Pode-se argumentar que o estudante é um ente temporário na instituição acadêmica; o que é uma meia verdade: ele é passageiro na qualidade de indivíduo; mas é permanente como categoria. Como indivíduo, poderá votar em um período próximo de sua saída da universidade, ou mal tendo nela ingressado; porém, não estamos falando de indivíduos isolados, falamos de uma categoria com uma experiência considerável de interação entre si e entre as demais organizações da sociedade; uma categoria com presença histórica marcante em momentos decisivos para a universidade e para a sociedade brasileiras. Reafirmando, os estudantes não são indivíduos isolados, mas sujeitos em interação.

 

Desse modo, a qualidade não pode estar segregada com os docentes. É uma produção que carrega a contribuição de todos os erros e de todos os acertos dos indivíduos que integram as três categorias.
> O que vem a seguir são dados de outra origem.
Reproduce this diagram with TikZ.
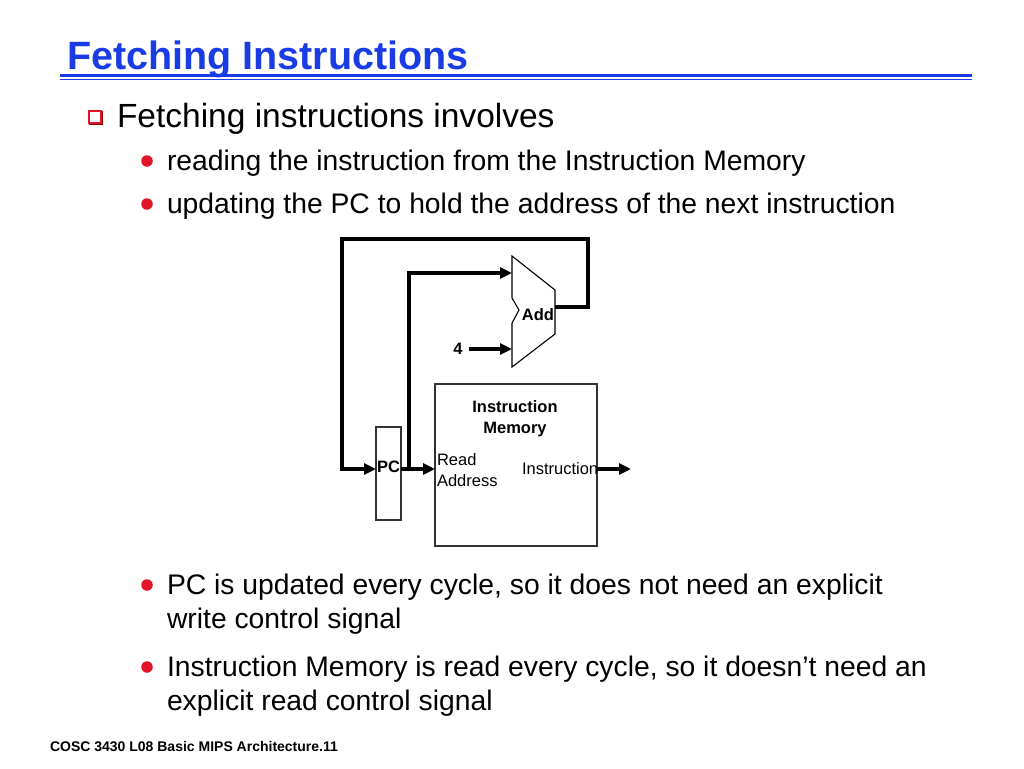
\documentclass[tikz,border=0pt]{standalone}
\usepackage{fontspec}
\setmainfont{Liberation Sans}
\usetikzlibrary{arrows.meta}
\definecolor{titleblue}{RGB}{25,60,228}
\definecolor{bulletred}{RGB}{225,20,40}

\begin{document}
\begin{tikzpicture}[x=1pt,y=-1pt,
  every node/.style={inner sep=0pt,outer sep=0pt},
  txt/.style={anchor=base west,font=\fontsize{28.3}{34}\selectfont},
  bigtxt/.style={anchor=base west,font=\fontsize{33.5}{40}\selectfont},
  lbl/.style={font=\fontsize{16.5}{21}\selectfont},
  blbl/.style={font=\bfseries\fontsize{16.5}{21}\selectfont},
  subbullet/.style={circle,fill=bulletred,minimum size=11.5pt},
  box/.style={draw=black!80,line width=1.4pt,rectangle},
  wire/.style={line width=3.5pt},
  >={Triangle[length=12pt,width=11pt]}]
\useasboundingbox[fill=white] (0,0) rectangle (1024,768);
% title and rule
\node[anchor=base west,text=titleblue,font=\bfseries\fontsize{39.5}{44}\selectfont] (title) at (67,69) {Fetching Instructions};
\draw[titleblue,line width=3pt] (60,75) -- (972,75);
\draw[titleblue,line width=1.2pt] (60,79.5) -- (972,79.5);
% bullets
\node[draw=red!55!black,line width=1.8pt,minimum size=12pt] (b0s) at (96,118) {};
\node[draw=bulletred,fill=white,line width=1.8pt,minimum size=12pt] (b0) at (95,117) {};
\node[bigtxt] (t0) at (117,127) {Fetching instructions involves};
\node[subbullet] (b1) at (147,161) {};
\node[txt] (t1) at (167,170) {reading the instruction from the Instruction Memory};
\node[subbullet] (b2) at (147,204) {};
\node[txt] (t2) at (167,213) {updating the PC to hold the address of the next instruction};
\node[subbullet] (b3) at (147,585) {};
\node[txt] (t3) at (167,594) {PC is updated every cycle, so it does not need an explicit};
\node[txt] (t3b) at (167,628) {write control signal};
\node[subbullet] (b4) at (147,667) {};
\node[txt] (t4) at (167,676) {Instruction Memory is read every cycle, so it doesn’t need an};
\node[txt] (t4b) at (167,710) {explicit read control signal};
\node[anchor=base west,font=\bfseries\fontsize{14}{16}\selectfont] (foot) at (50,751) {COSC 3430 L08 Basic MIPS Architecture.11};
% datapath
\draw[line width=1.1pt] (512,256) -- (555,290) -- (555,334) -- (512,367) -- (512,323) -- (519,310) -- (512,298) -- cycle;
\coordinate (addA) at (512,273);
\coordinate (addB) at (512,349);
\coordinate (addout) at (555,307);
\node[blbl] (addlbl) at (538,315) {Add};
\node[blbl] (four) at (458,349) {4};
\node[box,minimum width=25pt,minimum height=93pt] (pc) at (388.5,473.5) {};
\node[blbl] (pclbl) at (388.5,467) {PC};
\node[box,minimum width=162pt,minimum height=162pt] (imem) at (516,465) {};
\node[blbl,align=center] (imemlbl) at (515,418.5) {Instruction\\Memory};
\node[lbl,align=left,anchor=west] (rdaddr) at (437,470) {Read\\Address};
\node[lbl,anchor=west] (instlbl) at (522,469) {Instruction};
\coordinate (fork) at (409,469);
\coordinate (loopR) at (588,239);
\coordinate (loopL) at (342,239);
\coordinate (instout) at (631,469);
\draw[wire,->] (addout) -| (loopR) -- (loopL) |- (pc.west |- fork);
\draw[wire,->] (pc.east |- fork) -- (imem.west |- fork);
\draw[wire,->] (fork) |- (addA);
\draw[wire,->,shorten <=6pt] (four.east) -- (addB);
\draw[wire,->] (imem.east |- fork) -- (instout);
\end{tikzpicture}
\end{document}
A presença dos estudantes, mais a interação observada nas experiências bem sucedidas na prática acadêmica, entre docentes e técnicos, tornam visivelmente precária a separação entre o fim e os meios.

 

Ao fim, ganha a compreensão de que a universidade cumpre uma finalidade social, nos termos já expressos, com a qual todos temos responsabilidades, para a qual estudantes, servidores técnico-administrativos e servidores docentes contribuem de forma diferente, mas decisiva. Senão vejamos: o mau desempenho do estudante tem repercussão mensurável na estatística de qualidade e na matriz de recurso da instituição; da mesma forma, um professor refratário e ou absenteísta pesa, negativamente, no desempenho de qualquer curso; da mesma maneira, um técnico relapso pode arruinar a pesquisa, inviabilizar a biblioteca, comprometer a rotina e errar no pagamento do nosso salário.

 

Com o privilégio da qualidade que reclamam para si, os servidores docentes, signatários da defesa da lei com a proporcionalidade desigual, argumentam que um dos fundamentos da democracia é o respeito às leis vigentes. Concordo; mas não posso concordar com o restante do argumento que faz a lei subsumir a democracia, sendo esta um corolário do império da lei. Isso não é verdade. A lei pode garantir a democracia ou não; em alguns casos, a lei pode ser invocada a atentar contra a democracia. É que, entre ambas, está a legitimidade, esse conceito que os movimentos sociais vêm nuançando de significação histórica cada vez mais rica. Um procedimento pode não ser legal e ser legítimo: a legitimidade deriva da democracia, que supõe embate e diálogo, que supõem, por sua vez e quase sempre, a necessidade de sua conversão em lei, superando-se, nesse movimento, uma lei que caducou; a lei é o pólo contingente, conjuntural, plasmável, dinâmico, circunstancial e conseqüente do debate legítimo de idéias. A legitimidade está no pólo da democracia, que é construção em movimento. A história se faz assim: com o desejo de estabilização e com a vontade de superação. Por isso, as leis passam e se modificam. Em uma palavra, a lei não é uma competência que se auto-exerce. Carece de leitura coletiva e negociada; carece de especialistas como advogados e juízes; e de instituições como os tribunais.

 

Ademais, reclamar obediência à lei não significa fetichizá-la como algo puro e sem mácula. A própria lei ora invocada, a lei Paulo Renato, não tem origem pura: é fruto enxovalhado de injunções conjunturais forjadas pelo interesse e pelo pragmatismo. Na UFRJ dos anos 90, o Reitor Vilhena não ganharia as eleições senão com uma participação restrita da comunidade, daí a diligência do amigo ministro Paulo Renato Souza em engendrar o dispositivo da proporcionalidade desigual entre os segmentos que integram a universidade. Não satisfeito e, ciente de que a lei muda ao sabor dos tempos, esse ministro fez o dispositivo se abrigar, também, na LDB – uma lei com cancha para resistir mais tempo às revisões conjunturais.

 

Portanto, a obediência sem questionamentos inibe o diálogo, estreita a compreensão acadêmica sobre a sociedade e amesquinha nossa capacidade de pensar e de administrar as diferenças entre nós. Isso nos põe vulneráveis perante a sociedade que nos dá sustentação.

 

A par do debate sobre o peso do nosso voto, a sociedade espera o zelo perene pela qualidade do nosso trabalho, para a qual é imprescindível o convívio franco e fraterno, sem desconfiança prévia da capacidade dos outros e sem um sinal de menos para as tarefas que cabem a cada segmento.

 

Pensando dessa forma, o instituto do voto paritário deixa de ser um mecanismo conjuntural, para uso nessa ou naquela eleição, e se converte em componente estrutural, afeto à qualidade do trabalho, na medida da participação que cabe às três categorias e da atribuição que cabe a cada indivíduo.

 

Na universidade, portanto, as tarefas são diferenciadas, para cada categoria, e recebem a marca individual de cada servidor e de cada estudante; mas a responsabilidade sobre a qualidade do trabalho acadêmico é compartilhada – no prejuízo ou no mérito da instituição, está inscrita a responsabilidade solidária de cada um.

 

José Edilson de Amorim é professor da Unidade Acadêmica de Letras e Vice-reitor da UFCG.